WORK TO COMPLETE: Pictures are to be left out. Copy exactly the lines from the one containing "Convert this chart to Altair code." to the one containing "import pandas as pd", both ends kept.

Source code of charts

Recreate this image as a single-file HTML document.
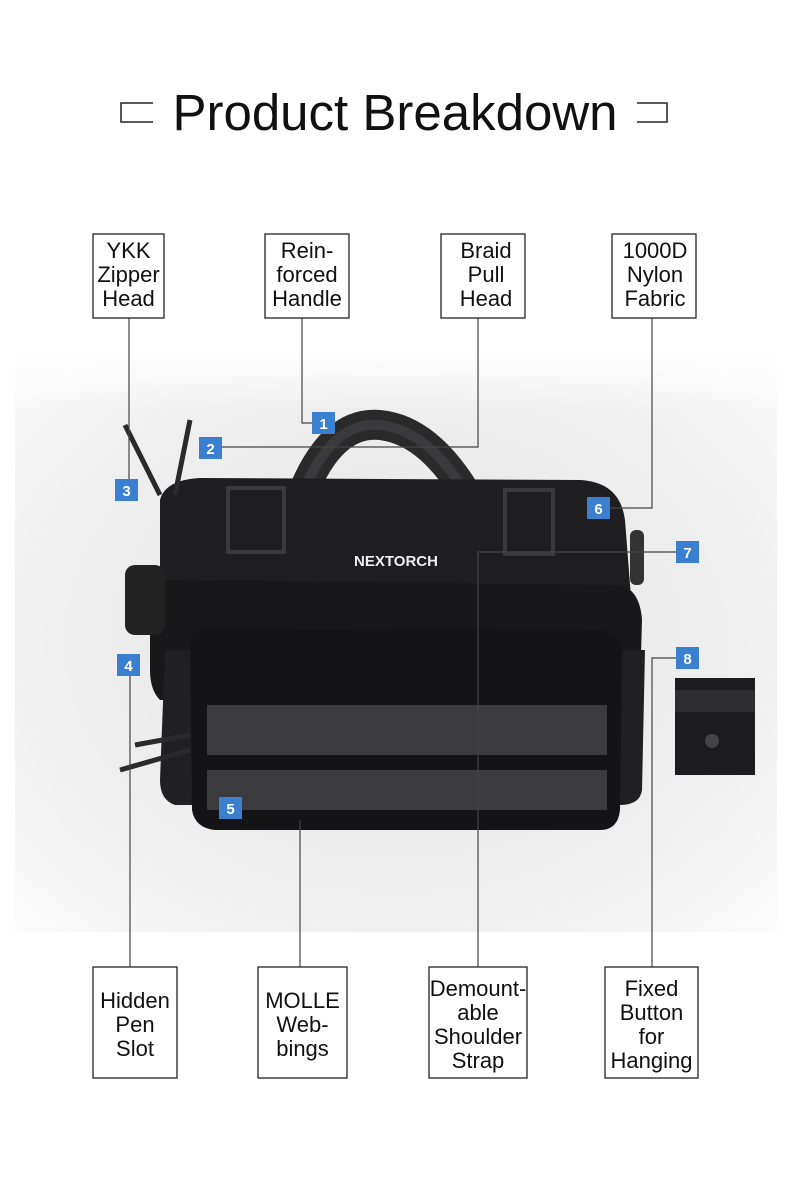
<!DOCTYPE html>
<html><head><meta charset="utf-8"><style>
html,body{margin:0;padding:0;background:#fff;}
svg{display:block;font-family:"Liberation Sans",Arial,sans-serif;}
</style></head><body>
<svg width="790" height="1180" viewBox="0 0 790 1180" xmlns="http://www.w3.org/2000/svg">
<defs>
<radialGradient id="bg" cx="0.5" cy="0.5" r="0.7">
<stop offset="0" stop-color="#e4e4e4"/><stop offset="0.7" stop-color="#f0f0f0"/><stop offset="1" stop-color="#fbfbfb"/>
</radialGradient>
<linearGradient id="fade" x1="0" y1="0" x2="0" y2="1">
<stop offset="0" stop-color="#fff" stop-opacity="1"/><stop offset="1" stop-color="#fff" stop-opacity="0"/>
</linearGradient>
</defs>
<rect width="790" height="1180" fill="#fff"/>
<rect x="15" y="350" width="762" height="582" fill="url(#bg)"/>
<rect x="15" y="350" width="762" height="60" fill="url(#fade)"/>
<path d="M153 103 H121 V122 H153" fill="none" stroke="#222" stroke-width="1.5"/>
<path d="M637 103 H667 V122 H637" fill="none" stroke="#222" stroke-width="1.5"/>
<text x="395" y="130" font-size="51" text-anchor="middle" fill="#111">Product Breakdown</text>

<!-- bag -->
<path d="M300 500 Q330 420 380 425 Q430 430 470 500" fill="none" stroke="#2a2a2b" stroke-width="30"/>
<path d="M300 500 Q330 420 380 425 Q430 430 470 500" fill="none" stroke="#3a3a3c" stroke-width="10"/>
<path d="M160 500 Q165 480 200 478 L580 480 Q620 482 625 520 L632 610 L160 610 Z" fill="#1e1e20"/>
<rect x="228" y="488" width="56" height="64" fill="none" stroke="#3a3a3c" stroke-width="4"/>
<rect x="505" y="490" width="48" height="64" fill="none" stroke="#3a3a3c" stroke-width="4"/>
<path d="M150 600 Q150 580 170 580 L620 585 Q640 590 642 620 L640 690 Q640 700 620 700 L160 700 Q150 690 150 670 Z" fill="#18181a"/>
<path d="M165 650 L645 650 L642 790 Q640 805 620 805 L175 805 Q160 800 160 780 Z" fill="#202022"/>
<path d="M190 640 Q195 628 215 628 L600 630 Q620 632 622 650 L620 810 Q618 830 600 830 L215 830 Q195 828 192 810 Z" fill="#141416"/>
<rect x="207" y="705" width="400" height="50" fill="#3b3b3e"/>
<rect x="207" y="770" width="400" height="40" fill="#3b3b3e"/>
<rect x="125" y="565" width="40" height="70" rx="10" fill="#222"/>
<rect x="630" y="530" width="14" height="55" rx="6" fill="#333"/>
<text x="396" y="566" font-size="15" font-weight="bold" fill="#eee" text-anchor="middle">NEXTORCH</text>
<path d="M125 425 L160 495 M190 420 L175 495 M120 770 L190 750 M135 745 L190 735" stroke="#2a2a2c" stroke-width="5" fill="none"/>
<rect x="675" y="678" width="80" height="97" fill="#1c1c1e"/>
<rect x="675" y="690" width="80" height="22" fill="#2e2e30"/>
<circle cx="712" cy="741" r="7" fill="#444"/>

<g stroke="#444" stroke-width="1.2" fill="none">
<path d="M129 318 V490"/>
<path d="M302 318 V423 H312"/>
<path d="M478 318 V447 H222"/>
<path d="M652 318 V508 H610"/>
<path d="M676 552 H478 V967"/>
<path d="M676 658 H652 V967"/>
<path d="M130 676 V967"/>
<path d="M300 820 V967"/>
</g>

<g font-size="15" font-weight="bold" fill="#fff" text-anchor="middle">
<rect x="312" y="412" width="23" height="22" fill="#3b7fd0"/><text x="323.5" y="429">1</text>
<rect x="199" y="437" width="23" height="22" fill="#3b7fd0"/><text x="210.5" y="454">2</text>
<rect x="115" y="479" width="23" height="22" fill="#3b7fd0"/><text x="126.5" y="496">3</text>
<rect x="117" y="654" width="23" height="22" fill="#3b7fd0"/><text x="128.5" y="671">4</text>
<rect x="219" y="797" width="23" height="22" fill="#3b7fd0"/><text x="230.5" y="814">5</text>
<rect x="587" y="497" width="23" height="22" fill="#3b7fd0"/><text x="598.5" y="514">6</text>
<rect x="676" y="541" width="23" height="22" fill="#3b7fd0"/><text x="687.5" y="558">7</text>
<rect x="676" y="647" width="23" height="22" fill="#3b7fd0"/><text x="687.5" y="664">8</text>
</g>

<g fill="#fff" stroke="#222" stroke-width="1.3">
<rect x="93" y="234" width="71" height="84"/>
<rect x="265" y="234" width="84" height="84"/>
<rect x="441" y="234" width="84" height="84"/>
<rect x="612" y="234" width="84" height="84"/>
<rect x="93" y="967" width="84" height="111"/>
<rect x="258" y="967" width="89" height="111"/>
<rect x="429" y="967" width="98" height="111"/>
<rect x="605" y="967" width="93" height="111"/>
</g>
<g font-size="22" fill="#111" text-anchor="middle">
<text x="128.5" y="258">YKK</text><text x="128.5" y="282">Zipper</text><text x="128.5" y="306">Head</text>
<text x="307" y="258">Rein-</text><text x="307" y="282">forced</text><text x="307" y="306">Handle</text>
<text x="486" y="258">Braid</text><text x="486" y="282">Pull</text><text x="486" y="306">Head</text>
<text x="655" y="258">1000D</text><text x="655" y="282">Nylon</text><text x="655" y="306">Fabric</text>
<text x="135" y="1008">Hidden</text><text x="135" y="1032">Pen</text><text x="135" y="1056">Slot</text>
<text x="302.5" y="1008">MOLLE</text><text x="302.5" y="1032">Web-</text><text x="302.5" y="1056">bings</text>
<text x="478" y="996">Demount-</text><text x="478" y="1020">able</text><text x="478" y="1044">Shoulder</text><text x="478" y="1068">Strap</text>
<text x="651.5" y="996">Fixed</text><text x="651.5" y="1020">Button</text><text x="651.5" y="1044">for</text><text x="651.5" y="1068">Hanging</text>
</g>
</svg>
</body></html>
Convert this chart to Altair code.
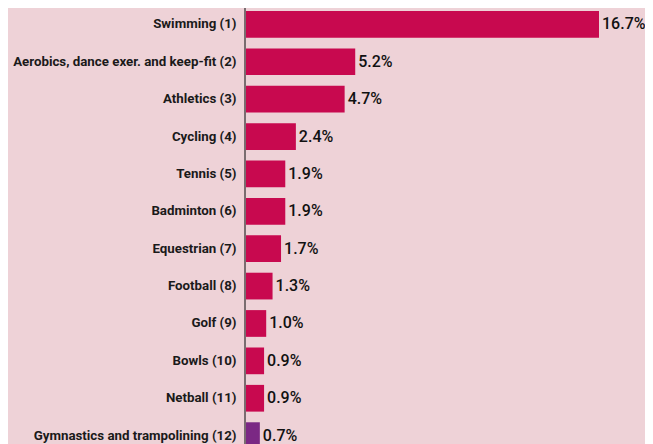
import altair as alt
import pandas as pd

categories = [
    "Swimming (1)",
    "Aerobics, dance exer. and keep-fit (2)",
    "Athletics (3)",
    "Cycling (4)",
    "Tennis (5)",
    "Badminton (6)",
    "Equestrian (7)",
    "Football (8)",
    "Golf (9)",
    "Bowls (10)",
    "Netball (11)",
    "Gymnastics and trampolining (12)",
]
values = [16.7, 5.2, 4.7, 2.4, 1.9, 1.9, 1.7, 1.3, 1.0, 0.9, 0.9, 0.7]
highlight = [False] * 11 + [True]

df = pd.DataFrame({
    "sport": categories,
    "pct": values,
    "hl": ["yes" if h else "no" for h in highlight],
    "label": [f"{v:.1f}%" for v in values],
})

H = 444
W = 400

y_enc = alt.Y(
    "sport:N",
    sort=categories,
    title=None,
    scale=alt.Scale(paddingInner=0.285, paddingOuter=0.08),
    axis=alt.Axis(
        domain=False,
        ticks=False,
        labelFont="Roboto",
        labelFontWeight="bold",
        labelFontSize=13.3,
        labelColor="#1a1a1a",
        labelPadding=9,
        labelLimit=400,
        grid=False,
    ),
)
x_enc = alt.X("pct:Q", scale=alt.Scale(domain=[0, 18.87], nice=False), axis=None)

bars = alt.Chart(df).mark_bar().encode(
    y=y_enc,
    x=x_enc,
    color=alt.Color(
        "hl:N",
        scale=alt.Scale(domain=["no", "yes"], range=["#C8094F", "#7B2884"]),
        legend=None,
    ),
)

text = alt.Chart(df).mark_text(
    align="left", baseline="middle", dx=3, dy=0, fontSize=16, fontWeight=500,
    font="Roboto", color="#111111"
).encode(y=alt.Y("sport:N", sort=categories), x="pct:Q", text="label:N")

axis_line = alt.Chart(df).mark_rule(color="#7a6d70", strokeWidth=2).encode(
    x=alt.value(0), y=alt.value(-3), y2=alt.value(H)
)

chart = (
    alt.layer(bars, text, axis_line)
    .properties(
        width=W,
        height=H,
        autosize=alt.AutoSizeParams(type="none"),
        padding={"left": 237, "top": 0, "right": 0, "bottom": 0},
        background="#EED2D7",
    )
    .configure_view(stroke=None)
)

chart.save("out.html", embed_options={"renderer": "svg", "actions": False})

RESULT OF THE EXERCISE:
Convert this chart to Altair code.
import altair as alt
import pandas as pd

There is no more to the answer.